Prove that $\sqrt{3}$ is not a rational number There is a similar question however that question asks why $3 |p^2$. Here the question is about $ 3 | p^2 \rightarrow 3 | p$. 
It is a simple exercise (1.2.1) from Abbot's "Understanding Analysis". 
$\nexists p,q \in \mathbb{N} : \left(\dfrac{p}{q}\right)^2 = 3$ 
$p$ and $q$ have no common factors, otherwise they would cancel each other out.
Contradiction:
$p^2 = 3q^2$ 
The troublesome part for me is 

From this, we can see that $p^2$ is a multiple of 3 and hence $p$ must
  also be a multiple of 3.

Why is that?
The proof goes on with 
$p = 3 r$
$q^2 = 3r^2 \rightarrow q = 3 \lambda$. 
It concluses now that $q$ and $p$ have common factors, which invalidates the original statement. 

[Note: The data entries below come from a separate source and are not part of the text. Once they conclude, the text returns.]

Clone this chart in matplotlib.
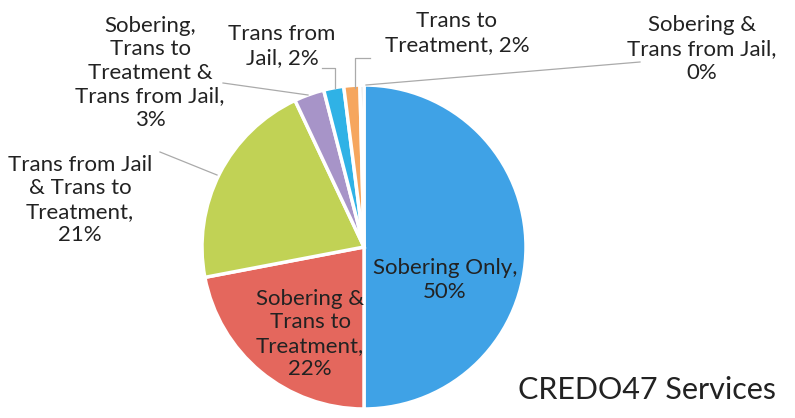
import matplotlib.pyplot as plt

plt.rcParams['font.family'] = ['Lato', 'DejaVu Sans']

services = ["Sobering Only", "Sobering &\nTrans to\nTreatment", "Trans from Jail\n& Trans to\nTreatment",
            "Sobering,\nTrans to\nTreatment &\nTrans from Jail", "Trans from\nJail", "Trans to\nTreatment",
            "Sobering &\nTrans from Jail"]
shares = [50, 22, 21, 3, 2, 1.6, 0.4]
shown_pct = [50, 22, 21, 3, 2, 2, 0]
colors = ["#3fa2e6", "#e4675d", "#c1d255", "#a794c8", "#2fb2e6", "#f6a65e", "#cfcfcf"]

fig = plt.figure(figsize=(7.95, 4.18), dpi=100)
ax = fig.add_axes([0, 0, 1, 1])

cx, cy, r = 364, 171, 162
ax.pie(shares, colors=colors, startangle=90, counterclock=False,
       center=(cx, cy), radius=r, frame=True,
       wedgeprops=dict(edgecolor='white', linewidth=2.5))
ax.set_xlim(0, 795)
ax.set_ylim(0, 418)
ax.set_aspect('equal')
ax.axis('off')

fs = 16
lab = [f"{s},\n{p}%" for s, p in zip(services, shown_pct)]
lab[4] = f"Trans from\nJail, {shown_pct[4]}%"
lab[5] = f"Trans to\nTreatment, {shown_pct[5]}%"
lab[6] = f"Sobering &\nTrans from Jail,\n{shown_pct[6]}%"

def txt(x, y, s):
    ax.text(x, y, s, ha='center', va='center', fontsize=fs, color='#222222', linespacing=1.22)

txt(445, 138, lab[0])
txt(310, 84, lab[1])
txt(80, 218, lab[2])
txt(150, 345, lab[3])
txt(282, 372, lab[4])
txt(457, 385, lab[5])
txt(702, 369, lab[6])

lc = dict(color='#aaaaaa', lw=0.9)
ax.plot([160, 217], [266, 243], **lc)
ax.plot([223, 308], [335, 323], **lc)
ax.plot([322, 335, 335], [350, 350, 330], **lc)
ax.plot([370, 355, 355], [360, 360, 330], **lc)
ax.plot([640, 366], [356, 333], **lc)

ax.text(776, 28, "CREDO47 Services", ha='right', va='center', fontsize=22, color='#222222')

fig.savefig("out.png", dpi=100)
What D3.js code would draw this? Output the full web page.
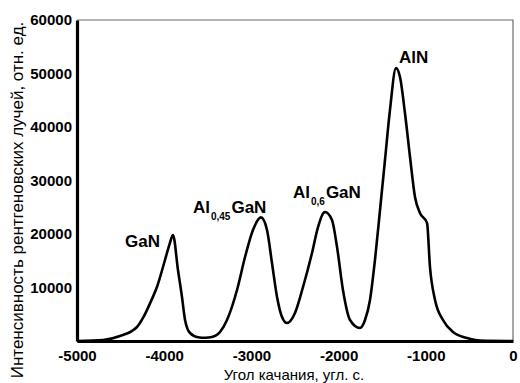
<!DOCTYPE html>
<html>
<head>
<meta charset="utf-8">
<script src="https://cdn.jsdelivr.net/npm/d3@7"></script>
<style>
	html, body { margin: 0; padding: 0; background: #fff; }
	svg { display: block; font-family: Arial, "Liberation Sans", sans-serif; }
</style>
</head>
<body>
<div id="chart"></div>
<script>
// угол качания, угл. с.
const angles = [
	-5000, -4700, -4507, -4312, -4240, -4150, -4083, -3991, -3940, -3899,
	-3842, -3796, -3761, -3704, -3612, -3530, -3452, -3360, -3280, -3165,
	-3073, -2982, -2890, -2821, -2764, -2706, -2649, -2592, -2500, -2408,
	-2305, -2236, -2156, -2076, -2018, -1950, -1869, -1755, -1697, -1640,
	-1583, -1525, -1468, -1411, -1342, -1296, -1239, -1181, -1124, -1067,
	-986, -952, -894, -803, -688, -528, -378, 0
];
// интенсивность, отн. ед.
const intensity = [
	0, 200, 935, 2617, 4400, 7500, 10093, 15140, 18000, 19800,
	13271, 8224, 3925, 1495, 700, 600, 748, 1682, 3925, 9533,
	15701, 20748, 23100, 20748, 14579, 8224, 4486, 3364, 5234, 10093,
	16449, 21308, 24100, 22617, 17570, 9533, 3925, 2430, 3925, 7664,
	15140, 24486, 33832, 43178, 51000, 49346, 42617, 34393, 26916, 23925,
	22056, 13832, 7664, 3925, 1682, 560, 80, 0
];
const xTicks = [-5000, -4000, -3000, -2000, -1000, 0];
const yTicks = [10000, 20000, 30000, 40000, 50000, 60000];

// подписи пиков: [основа, индекс, хвост, угол, интенсивность]
const peakLabels = [
	["GaN", "", "", -4450, 17570],
	["Al", "0,45", "GaN", -3670, 23925],
	["Al", "0,6", "GaN", -2523, 26730],
	["AlN", "", "", -1307, 51963]
];

(function() {
	const width = 520;
	const height = 383;
	const plot = { left: 77, right: 513, top: 20, bottom: 341 };

	const x = d3.scaleLinear().domain([-5000, 0]).range([plot.left, plot.right]);
	const y = d3.scaleLinear().domain([0, 60000]).range([plot.bottom, plot.top]);

	const svg = d3.select("#chart")
		.append("svg")
		.attr("width", width)
		.attr("height", height);

	// тонкая рамка сверху и справа
	svg.append("path")
		.attr("d", `M${plot.left},${plot.top}H${plot.right}V${plot.bottom}`)
		.attr("fill", "none")
		.attr("stroke", "#6a6a6a")
		.attr("stroke-width", 1.2);

	// кривая
	const line = d3.line()
		.x((d, i) => x(angles[i]))
		.y(d => y(d))
		.curve(d3.curveMonotoneX);

	svg.append("path")
		.datum(intensity)
		.attr("d", line)
		.attr("fill", "none")
		.attr("stroke", "#000")
		.attr("stroke-width", 2.6)
		.attr("stroke-linejoin", "round");

	// оси
	const xAxis = svg.append("g")
		.attr("transform", `translate(0,${plot.bottom})`)
		.call(d3.axisBottom(x).tickValues(xTicks).tickSize(0).tickPadding(9));
	const yAxis = svg.append("g")
		.attr("transform", `translate(${plot.left},0)`)
		.call(d3.axisLeft(y).tickValues(yTicks).tickSize(0).tickPadding(5).tickFormat(d3.format("d")));

	[xAxis, yAxis].forEach(g => {
		g.select(".domain").attr("stroke", "#000").attr("stroke-width", 3.2);
		g.selectAll("text")
			.attr("fill", "#000")
			.style("font-size", "15px")
			.style("font-weight", "bold")
			.style("font-family", "Arial, 'Liberation Sans', sans-serif");
	});
	// обычный дефис вместо минуса
	xAxis.selectAll("text").text(d => String(d));

	// подписи осей
	svg.append("text")
		.attr("x", 294)
		.attr("y", 380)
		.attr("text-anchor", "middle")
		.style("font-size", "15px")
		.text("Угол качания, угл. с.");

	svg.append("text")
		.attr("transform", "translate(23,200) rotate(-90)")
		.attr("text-anchor", "middle")
		.style("font-size", "17px")
		.text("Интенсивность рентгеновских лучей, отн. ед.");

	// подписи пиков
	const labels = svg.append("g")
		.style("font-size", "17px")
		.style("font-weight", "bold")
		.selectAll("text")
		.data(peakLabels)
		.join("text")
		.attr("x", d => x(d[3]))
		.attr("y", d => y(d[4]));

	labels.append("tspan").text(d => d[0]);
	labels.filter(d => d[1])
		.append("tspan")
		.attr("dy", 7)
		.attr("dx", 1)
		.style("font-size", "10px")
		.text(d => d[1]);
	labels.filter(d => d[2])
		.append("tspan")
		.attr("dy", -7)
		.attr("dx", 1)
		.text(d => d[2]);
})();
</script>
</body>
</html>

How can I prove $p^2 = 3q^2 \rightarrow p = 3 r$? If this is not true, then I don't see how the contradiction proves the statement, since it only invalidates it for such $p,q$ that have common factors. 
What if $p^2 = 3q^2$ and $p \ne 3 r$? 
 A: If $p^2=3m$ for some $m\in \mathbb Z$, then $p=3k$ for some $k\in \mathbb Z$. Suppose otherwise. By Division Algorithm, $p=3k+1$ or $p=3k+2$. Squaring $p$, we get either $9k^2+6k+1$ or $9k^2+12k+4$ which are both not multiples of $3$, contradicting the assumption. Thus, $p$ has to be a multiple of $3$.
A: The usual articulation of the result you ask about is Euclid's lemma. Changing your notation slightly, Euclid's lemma says that if $p$ is prime, $a$ and $b$ are integers, and $p$ divides $ab$, then $p$ divides $a$ or $p$ divides $b$. Particularly, if $p$ divides $a^{2}$, then $p$ divides $a$.
Of course, if $p = 3$ it's also fine to do case by case analysis based on the division algorithm for integers.
A: Alright, let me explain troublesome part.
Notice, we have $$p^2=3q^2\tag 1$$ shows that the $p^2$ is divisible by $3$ which shows that $p$ is also divisible by $3$  (by fundamental theorem)
Hence, we have $$p=3m\tag 2$$ where, $m$ is some integer 
Now, substituting $p=3m$ in (1), we get $$(3m)^2=3q^2$$$$\iff 3m^2=q^2$$ 
now, from above equation,  we conclude that $q^2$  is divisible by $3$ which shows that $q$ is also divisible by $3$ (by fundamental theorem) 
then we have $$q=3n\tag 3$$ 
Now, from (2) & (3), we find that $p$ & $q$ have a common factor $3$ which is a contradiction.